── GIVEN DATA
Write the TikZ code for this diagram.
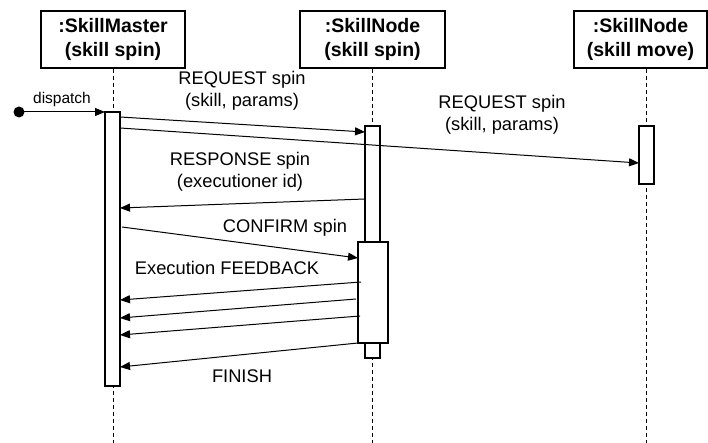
\documentclass[tikz,border=0pt]{standalone}
\usepackage{fontspec}
\setmainfont{Liberation Sans}
\usetikzlibrary{arrows.meta}
\begin{document}
\begin{tikzpicture}[x=1pt,y=-1pt,
  head/.style={draw,line width=1.2pt,inner sep=0pt,align=center,
    font=\bfseries\fontsize{19.5}{24}\selectfont},
  act/.style={draw,fill=white,line width=1.1pt,inner sep=0pt,minimum width=15pt},
  life/.style={dashed,line width=0.9pt,dash pattern=on 4pt off 3pt},
  msg/.style={line width=1pt,-{Triangle[length=10pt,width=8pt]}},
  lbl/.style={align=center,inner sep=0pt,font=\fontsize{18.3}{22}\selectfont}]
\useasboundingbox (0,0) rectangle (708,443);
% headers
\node[head,minimum width=144pt,minimum height=57pt] (hm) at (113,39.5) {:SkillMaster\\(skill spin)};
\node[head,minimum width=145pt,minimum height=57pt] (hs) at (372.5,39.5) {:SkillNode\\(skill spin)};
\node[head,minimum width=133pt,minimum height=57pt] (hv) at (640.5,39.5) {:SkillNode\\(skill move)};
% lifelines
\coordinate (em) at (113,443);
\coordinate (es) at (372.5,443);
\coordinate (ev) at (646.5,443);
\draw[life] (hm.south -| em) -- (em);
\draw[life] (hs.south) -- (es);
\draw[life] (hv.south -| ev) -- (ev);
% activations
\node[act,minimum height=274pt] (am) at (112.5,249) {};
\node[act,minimum height=232pt] (as) at (372.5,242) {};
\node[act,minimum width=30pt,minimum height=101pt] (ax) at (373,292.5) {};
\node[act,minimum height=58pt] (av) at (646.5,155) {};
% dispatch
\fill (19,112) circle (5.5pt) coordinate (start);
\coordinate (d1) at (105,112);
\draw[msg] (start) -- (d1);
\node[inner sep=0pt,font=\fontsize{15.5}{18}\selectfont] (ldisp) at (62,99) {dispatch};
% messages
\coordinate (m1s) at (120,117); \coordinate (m1e) at (365,132);
\draw[msg] (m1s) -- (m1e);
\node[lbl] (l1) at (242,91) {REQUEST spin\\(skill, params)};
\coordinate (m2s) at (120,128); \coordinate (m2e) at (639,163);
\draw[msg] (m2s) -- (m2e);
\node[lbl] (l2) at (502,114.5) {REQUEST spin\\(skill, params)};
\coordinate (m3s) at (365,199); \coordinate (m3e) at (120,208);
\draw[msg] (m3s) -- (m3e);
\node[lbl] (l3) at (240,172) {RESPONSE spin\\(executioner id)};
\coordinate (m4s) at (122,227); \coordinate (m4e) at (358,258);
\draw[msg] (m4s) -- (m4e);
\node[lbl] (l4) at (285,228) {CONFIRM spin};
\node[lbl] (l5) at (227,268) {Execution FEEDBACK};
\coordinate (f1s) at (361,282); \coordinate (f1e) at (120,300);
\coordinate (f2s) at (356,299); \coordinate (f2e) at (120,318);
\coordinate (f3s) at (360,316); \coordinate (f3e) at (120,335);
\draw[msg] (f1s) -- (f1e);
\draw[msg] (f2s) -- (f2e);
\draw[msg] (f3s) -- (f3e);
\coordinate (m6s) at (358,343); \coordinate (m6e) at (120,367);
\draw[msg] (m6s) -- (m6e);
\node[lbl] (l6) at (242,376) {FINISH};
\end{tikzpicture}
\end{document}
────
STATED EXERCISE: Repeat the material above word for word, please, apart from its images.

FULL OUTPUT:
Write the TikZ code for this diagram.
\documentclass[tikz,border=0pt]{standalone}
\usepackage{fontspec}
\setmainfont{Liberation Sans}
\usetikzlibrary{arrows.meta}
\begin{document}
\begin{tikzpicture}[x=1pt,y=-1pt,
  head/.style={draw,line width=1.2pt,inner sep=0pt,align=center,
    font=\bfseries\fontsize{19.5}{24}\selectfont},
  act/.style={draw,fill=white,line width=1.1pt,inner sep=0pt,minimum width=15pt},
  life/.style={dashed,line width=0.9pt,dash pattern=on 4pt off 3pt},
  msg/.style={line width=1pt,-{Triangle[length=10pt,width=8pt]}},
  lbl/.style={align=center,inner sep=0pt,font=\fontsize{18.3}{22}\selectfont}]
\useasboundingbox (0,0) rectangle (708,443);
% headers
\node[head,minimum width=144pt,minimum height=57pt] (hm) at (113,39.5) {:SkillMaster\\(skill spin)};
\node[head,minimum width=145pt,minimum height=57pt] (hs) at (372.5,39.5) {:SkillNode\\(skill spin)};
\node[head,minimum width=133pt,minimum height=57pt] (hv) at (640.5,39.5) {:SkillNode\\(skill move)};
% lifelines
\coordinate (em) at (113,443);
\coordinate (es) at (372.5,443);
\coordinate (ev) at (646.5,443);
\draw[life] (hm.south -| em) -- (em);
\draw[life] (hs.south) -- (es);
\draw[life] (hv.south -| ev) -- (ev);
% activations
\node[act,minimum height=274pt] (am) at (112.5,249) {};
\node[act,minimum height=232pt] (as) at (372.5,242) {};
\node[act,minimum width=30pt,minimum height=101pt] (ax) at (373,292.5) {};
\node[act,minimum height=58pt] (av) at (646.5,155) {};
% dispatch
\fill (19,112) circle (5.5pt) coordinate (start);
\coordinate (d1) at (105,112);
\draw[msg] (start) -- (d1);
\node[inner sep=0pt,font=\fontsize{15.5}{18}\selectfont] (ldisp) at (62,99) {dispatch};
% messages
\coordinate (m1s) at (120,117); \coordinate (m1e) at (365,132);
\draw[msg] (m1s) -- (m1e);
\node[lbl] (l1) at (242,91) {REQUEST spin\\(skill, params)};
\coordinate (m2s) at (120,128); \coordinate (m2e) at (639,163);
\draw[msg] (m2s) -- (m2e);
\node[lbl] (l2) at (502,114.5) {REQUEST spin\\(skill, params)};
\coordinate (m3s) at (365,199); \coordinate (m3e) at (120,208);
\draw[msg] (m3s) -- (m3e);
\node[lbl] (l3) at (240,172) {RESPONSE spin\\(executioner id)};
\coordinate (m4s) at (122,227); \coordinate (m4e) at (358,258);
\draw[msg] (m4s) -- (m4e);
\node[lbl] (l4) at (285,228) {CONFIRM spin};
\node[lbl] (l5) at (227,268) {Execution FEEDBACK};
\coordinate (f1s) at (361,282); \coordinate (f1e) at (120,300);
\coordinate (f2s) at (356,299); \coordinate (f2e) at (120,318);
\coordinate (f3s) at (360,316); \coordinate (f3e) at (120,335);
\draw[msg] (f1s) -- (f1e);
\draw[msg] (f2s) -- (f2e);
\draw[msg] (f3s) -- (f3e);
\coordinate (m6s) at (358,343); \coordinate (m6e) at (120,367);
\draw[msg] (m6s) -- (m6e);
\node[lbl] (l6) at (242,376) {FINISH};
\end{tikzpicture}
\end{document}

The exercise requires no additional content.